Pas une goutte. Zéro. C’est ce qu’ont reçu les agriculteurs de la Californie qui avaient demandé de l’eau au département des Ressources en eau, au début de l’hiver, pour poursuivre leurs activités.

L’eau se fait rare dans cet État qui fait pousser ce que mangent une bonne partie des États-Unis et du Canada. La ressource est gérée de façon serrée depuis longtemps : l’eau est attribuée aux besoins de base des habitants et allouée ensuite à d’autres usages, quand il y en a suffisamment.

Au début du mois de décembre, dans une partie de l’État qui compte 27 millions d’habitants, la décision est tombée : il n’y aura pas d’eau allouée pour l’agriculture, l’irrigation ou le jardinage. C’est la première fois que ça arrive à cette période de l’année. La prochaine étape risque d’être les restrictions à la consommation pour tous.

La sécheresse chronique est en train de transformer le paysage de la Californie. La culture des amandes, qui exige énormément d’eau, est de moins en moins possible. Il faudra peut-être un jour abandonner ce secteur qui génère des milliards de revenus.

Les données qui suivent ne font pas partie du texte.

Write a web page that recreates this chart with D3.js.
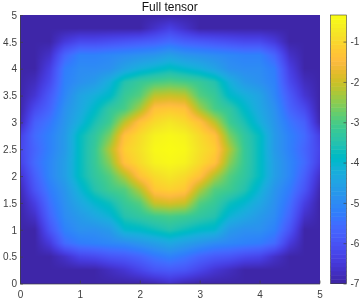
<!DOCTYPE html>
<html lang="en">
<head>
<meta charset="UTF-8">
<title>Full tensor</title>
<style>
    html, body { margin: 0; padding: 0; background: #fff; }
    #wrap { position: relative; width: 360px; height: 300px; overflow: hidden; }
    canvas, svg { position: absolute; left: 0; top: 0; }
    text { font-family: "Liberation Sans", Arial, sans-serif; }
</style>
</head>
<body>
<div id="wrap">
    <canvas id="heat" width="360" height="300"></canvas>
    <svg id="chart" width="360" height="300"></svg>
</div>
<script src="https://d3js.org/d3.v7.min.js"></script>
<script>
    const titleText = 'Full tensor';
    const xTicks = [0, 1, 2, 3, 4, 5];
    const yTicks = [0, 0.5, 1, 1.5, 2, 2.5, 3, 3.5, 4, 4.5, 5];
    const barTicks = [-7, -6, -5, -4, -3, -2, -1];
    const valueRange = [-7, -0.34];

    // grid nodes, 0 to 5 every 0.25
    const gridX = d3.range(0, 5.01, 0.25);
    const gridY = d3.range(0, 5.01, 0.25);

    // values, first row is y = 0
    const gridValues = [
        [-7,-7,-7,-7,-7,-7,-7,-7,-7,-6.9,-6.7,-6.9,-7,-7,-7,-7,-7,-7,-7,-7,-7],
        [-7,-7,-7,-7,-7,-7,-6.8,-6.6,-6.3,-6,-5.9,-6,-6.3,-6.6,-6.8,-7,-7,-7,-7,-7,-7],
        [-7,-7,-7,-6.7,-6.3,-6.2,-6,-5.9,-5.7,-5.4,-5.2,-5.4,-5.7,-5.9,-6,-6.2,-6.3,-6.7,-7,-7,-7],
        [-7,-7,-6.5,-5.6,-5.3,-5.2,-5.1,-5,-4.8,-4.6,-4.4,-4.6,-4.8,-5,-5.1,-5.2,-5.3,-5.6,-6.5,-7,-7],
        [-7,-7,-6,-5.2,-4.9,-4.9,-4.7,-4,-3.9,-3.7,-3.5,-3.7,-3.9,-4,-4.7,-4.9,-4.9,-5.2,-6,-7,-7],
        [-7,-6.7,-5.7,-5,-4.7,-4.4,-4.1,-3.5,-3.3,-3.1,-3,-3.1,-3.3,-3.5,-4.1,-4.4,-4.7,-5,-5.7,-6.7,-7],
        [-7,-6.4,-5.5,-4.9,-4.4,-4,-3.7,-3.2,-2.9,-2,-1.85,-2,-2.9,-3.2,-3.7,-4,-4.4,-4.9,-5.5,-6.4,-7],
        [-6.9,-6,-5.3,-4.8,-4.1,-3.5,-3.1,-2.9,-2.2,-1.2,-1.05,-1.2,-2.2,-2.9,-3.1,-3.5,-4.1,-4.8,-5.3,-6,-6.9],
        [-6.7,-5.8,-5.1,-4.6,-3.8,-3.3,-2.9,-2.2,-1.3,-0.9,-0.7,-0.9,-1.3,-2.2,-2.9,-3.3,-3.8,-4.6,-5.1,-5.8,-6.7],
        [-6.4,-5.6,-5.1,-4.6,-3.8,-3.2,-2.5,-1.3,-0.9,-0.5,-0.4,-0.5,-0.9,-1.3,-2.5,-3.2,-3.8,-4.6,-5.1,-5.6,-6.4],
        [-6.3,-5.7,-5.2,-4.7,-3.8,-3.2,-2.2,-1.1,-0.8,-0.4,-0.34,-0.4,-0.8,-1.1,-2.2,-3.2,-3.8,-4.7,-5.2,-5.7,-6.3],
        [-6.4,-5.6,-5.2,-4.7,-3.8,-3.3,-2.6,-1.3,-0.9,-0.5,-0.4,-0.5,-0.9,-1.3,-2.6,-3.3,-3.8,-4.7,-5.2,-5.6,-6.4],
        [-6.9,-5.8,-5.4,-4.8,-4.2,-3.6,-3.1,-2.1,-1.3,-0.9,-0.7,-0.9,-1.3,-2.1,-3.1,-3.6,-4.2,-4.8,-5.4,-5.8,-6.9],
        [-7,-6.2,-5.7,-4.9,-4.4,-3.9,-3.3,-3,-2.3,-1.3,-1.2,-1.3,-2.3,-3,-3.3,-3.9,-4.4,-4.9,-5.7,-6.2,-7],
        [-7,-6.6,-5.9,-5.1,-4.5,-4.2,-3.9,-3.2,-2.9,-2.1,-2,-2.1,-2.9,-3.2,-3.9,-4.2,-4.5,-5.1,-5.9,-6.6,-7],
        [-7,-6.8,-6.2,-5.2,-4.9,-4.7,-4.2,-3.5,-3.2,-3,-2.9,-3,-3.2,-3.5,-4.2,-4.7,-4.9,-5.2,-6.2,-6.8,-7],
        [-7,-7,-6.4,-5.3,-5,-5,-4.9,-4.5,-4.2,-4,-3.8,-4,-4.2,-4.5,-4.9,-5,-5,-5.3,-6.4,-7,-7],
        [-7,-7,-6.7,-5.7,-5.2,-5.2,-5.1,-5,-4.9,-4.8,-4.6,-4.8,-4.9,-5,-5.1,-5.2,-5.2,-5.7,-6.7,-7,-7],
        [-7,-7,-7,-6.5,-6.2,-6.2,-6.1,-6,-5.9,-5.8,-5.6,-5.8,-5.9,-6,-6.1,-6.2,-6.2,-6.5,-7,-7,-7],
        [-7,-7,-7,-7,-7,-7,-7,-7,-7,-6.7,-6.4,-6.7,-7,-7,-7,-7,-7,-7,-7,-7,-7],
        [-7,-7,-7,-7,-7,-7,-7,-7,-7,-7,-7,-7,-7,-7,-7,-7,-7,-7,-7,-7,-7]
    ];

    // parula
    const palette = [
        [0.2422,0.1504,0.6603],[0.2504,0.1650,0.7076],[0.2578,0.1818,0.7511],[0.2647,0.1978,0.7952],
        [0.2706,0.2147,0.8364],[0.2751,0.2342,0.8710],[0.2783,0.2559,0.8991],[0.2803,0.2782,0.9221],
        [0.2813,0.3006,0.9414],[0.2810,0.3228,0.9579],[0.2795,0.3447,0.9717],[0.2760,0.3667,0.9829],
        [0.2699,0.3892,0.9906],[0.2602,0.4123,0.9952],[0.2440,0.4358,0.9988],[0.2206,0.4603,0.9973],
        [0.1963,0.4847,0.9892],[0.1834,0.5074,0.9798],[0.1786,0.5289,0.9682],[0.1764,0.5499,0.9520],
        [0.1687,0.5703,0.9359],[0.1540,0.5902,0.9218],[0.1460,0.6091,0.9079],[0.1380,0.6276,0.8973],
        [0.1248,0.6459,0.8883],[0.1113,0.6635,0.8763],[0.0952,0.6798,0.8598],[0.0689,0.6948,0.8394],
        [0.0297,0.7082,0.8163],[0.0036,0.7203,0.7917],[0.0067,0.7312,0.7660],[0.0433,0.7411,0.7394],
        [0.0964,0.7500,0.7120],[0.1408,0.7584,0.6842],[0.1717,0.7670,0.6554],[0.1938,0.7758,0.6251],
        [0.2161,0.7843,0.5923],[0.2470,0.7918,0.5567],[0.2906,0.7973,0.5188],[0.3406,0.8008,0.4789],
        [0.3909,0.8029,0.4354],[0.4456,0.8024,0.3909],[0.5044,0.7993,0.3480],[0.5616,0.7942,0.3045],
        [0.6174,0.7876,0.2612],[0.6720,0.7793,0.2227],[0.7242,0.7698,0.1910],[0.7738,0.7598,0.1646],
        [0.8203,0.7498,0.1535],[0.8634,0.7406,0.1596],[0.9035,0.7330,0.1774],[0.9393,0.7288,0.2100],
        [0.9728,0.7298,0.2394],[0.9956,0.7434,0.2371],[0.9970,0.7659,0.2199],[0.9952,0.7861,0.2030],
        [0.9892,0.8135,0.1885],[0.9786,0.8386,0.1766],[0.9676,0.8639,0.1643],[0.9610,0.8890,0.1537],
        [0.9597,0.9135,0.1423],[0.9628,0.9373,0.1265],[0.9691,0.9606,0.1064],[0.9769,0.9839,0.0805]
    ].map(c => d3.rgb(c[0] * 255, c[1] * 255, c[2] * 255));

    const plot = { left: 20, right: 319.5, top: 15, bottom: 283.5 };
    const bar = { left: 330.5, right: 346.5 };
    const axisColor = '#404040';

    const x = d3.scaleLinear().domain([0, 5]).range([plot.left, plot.right]);
    const y = d3.scaleLinear().domain([0, 5]).range([plot.bottom, plot.top]);
    const barY = d3.scaleLinear().domain(valueRange).range([plot.bottom, plot.top]);
    const color = d3.scaleSequential(d3.piecewise(d3.interpolateRgb, palette))
        .domain(valueRange).clamp(true);

    // shading interp: bilinear between grid nodes, then through the colormap
    const colIndex = d3.scaleLinear().domain(d3.extent(gridX)).range([0, gridX.length - 1]).clamp(true);
    const rowIndex = d3.scaleLinear().domain(d3.extent(gridY)).range([0, gridY.length - 1]).clamp(true);

    function valueAt(dx, dy) {
        const c = colIndex(dx), r = rowIndex(dy);
        const c0 = Math.min(Math.floor(c), gridX.length - 2), r0 = Math.min(Math.floor(r), gridY.length - 2);
        const tc = c - c0, tr = r - r0;
        const low = gridValues[r0][c0] * (1 - tc) + gridValues[r0][c0 + 1] * tc;
        const high = gridValues[r0 + 1][c0] * (1 - tc) + gridValues[r0 + 1][c0 + 1] * tc;
        return low * (1 - tr) + high * tr;
    }

    const ctx = document.getElementById('heat').getContext('2d');
    for (let px = Math.floor(plot.left); px < plot.right; px++) {
        for (let py = Math.floor(plot.top); py < plot.bottom; py++) {
            ctx.fillStyle = color(valueAt(x.invert(px + 0.5), y.invert(py + 0.5)));
            ctx.fillRect(px, py, 1, 1);
        }
    }

    const svg = d3.select('#chart');

    // colorbar
    const barBand = d3.scaleBand().domain(d3.range(palette.length)).range([plot.bottom, plot.top]);
    svg.append('g').selectAll('rect')
        .data(palette)
        .enter().append('rect')
        .attr('x', bar.left)
        .attr('y', (d, i) => barBand(i))
        .attr('width', bar.right - bar.left)
        .attr('height', barBand.bandwidth() + 0.5)
        .attr('fill', d => d);

    svg.append('rect')
        .attr('x', bar.left).attr('y', plot.top)
        .attr('width', bar.right - bar.left).attr('height', plot.bottom - plot.top)
        .attr('fill', 'none').attr('stroke', axisColor).attr('stroke-width', 0.6);

    function styleAxis(g) {
        g.selectAll('.domain').attr('stroke', axisColor).attr('stroke-width', 0.7);
        g.selectAll('.tick line').attr('stroke', axisColor).attr('stroke-width', 0.7);
        g.selectAll('.tick text')
            .attr('fill', axisColor)
            .style('font-family', '"Liberation Sans", Arial, sans-serif')
            .style('font-size', '10px');
    }

    const xAxis = d3.axisBottom(x).tickValues(xTicks).tickFormat(d3.format('d'))
        .tickSizeInner(-3).tickSizeOuter(0).tickPadding(7);
    svg.append('g')
        .attr('transform', `translate(0,${plot.bottom})`)
        .call(xAxis).call(styleAxis);

    const yAxis = d3.axisLeft(y).tickValues(yTicks).tickFormat(d => String(d))
        .tickSizeInner(-3).tickSizeOuter(0).tickPadding(3);
    svg.append('g')
        .attr('transform', `translate(${plot.left},0)`)
        .call(yAxis).call(styleAxis);

    const barAxis = d3.axisRight(barY).tickValues(barTicks).tickFormat(d => String(d))
        .tickSizeInner(-3).tickSizeOuter(0).tickPadding(4);
    const barG = svg.append('g')
        .attr('transform', `translate(${bar.right},0)`)
        .call(barAxis).call(styleAxis);
    barG.select('.domain').remove();

    svg.append('text')
        .attr('x', (plot.left + plot.right) / 2)
        .attr('y', 11)
        .attr('text-anchor', 'middle')
        .attr('fill', '#111')
        .style('font-size', '12px')
        .text(titleText);
</script>
</body>
</html>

Ailleurs dans le monde, la question se pose aussi. Il n’y a pas assez d’eau disponible pour combler tous les besoins. Plusieurs pays seront tôt ou tard obligés de choisir entre les différents usages pour l’eau dont ils disposent.

Dans une analyse publiée récemment, l’économiste de la Banque Nationale Angelo Katsoras souligne que le secteur industriel de la Chine accapare depuis longtemps les ressources en eau du pays, au détriment de l’agriculture. Les Chinois représentent 20 % de la population mondiale, mais ils ont accès à seulement 7 % de l’eau disponible. Une des conséquences est que le pays compte de plus en plus sur les importations pour nourrir sa population.

Les ressources en eau de la planète ont beau être limitées, les besoins sont en croissance.

La transition énergétique qui s’amorce est nécessaire, mais elle accroîtra considérablement la demande d’eau, notamment pour l’extraction minière, qui consomme beaucoup d’eau.

Les batteries des voitures électriques et les éoliennes nécessitent une quantité énorme de minéraux comme le lithium, le graphite et le cobalt. Le cuivre est aussi un ingrédient indispensable à la décarbonation des économies. Une turbine d’éolienne de 3 mégawatts peut contenir près de 5 tonnes de cuivre et un véhicule électrique contient entre 60 et 83 kg de cuivre de plus qu’un véhicule à essence, selon une estimation de Goldman Sachs citée dans l’analyse de la Banque Nationale.

Un prix trop bas

Peu importe l’angle utilisé pour envisager des solutions aux pénuries d’eau, ça risque de coûter cher. Il faut constater que la ressource n’est pas évaluée à sa juste valeur. Les pays qui en consomment le plus sont souvent ceux qui la paient le moins cher.

L’eau est toujours considérée comme un bien commun, indispensable à la vie. Ça devient aussi une marchandise. Depuis un an, l’eau se négocie à la Bourse de Chicago sous forme de contrat à terme.

Le marché de l’eau en Californie est suivi par un indice financier, le NASDAQ Veles California Water Index, qui reflète le prix des transactions d’eau réalisées dans la semaine précédente. Cet indice est en augmentation constante depuis sa création, en 2018.

C’est un marché qui peine à s’organiser, mais qui deviendra peut-être nécessaire à mesure que les pénuries s’aggraveront. L’eau a déjà un prix, qu’on aime ça ou pas, et ce prix est appelé à augmenter.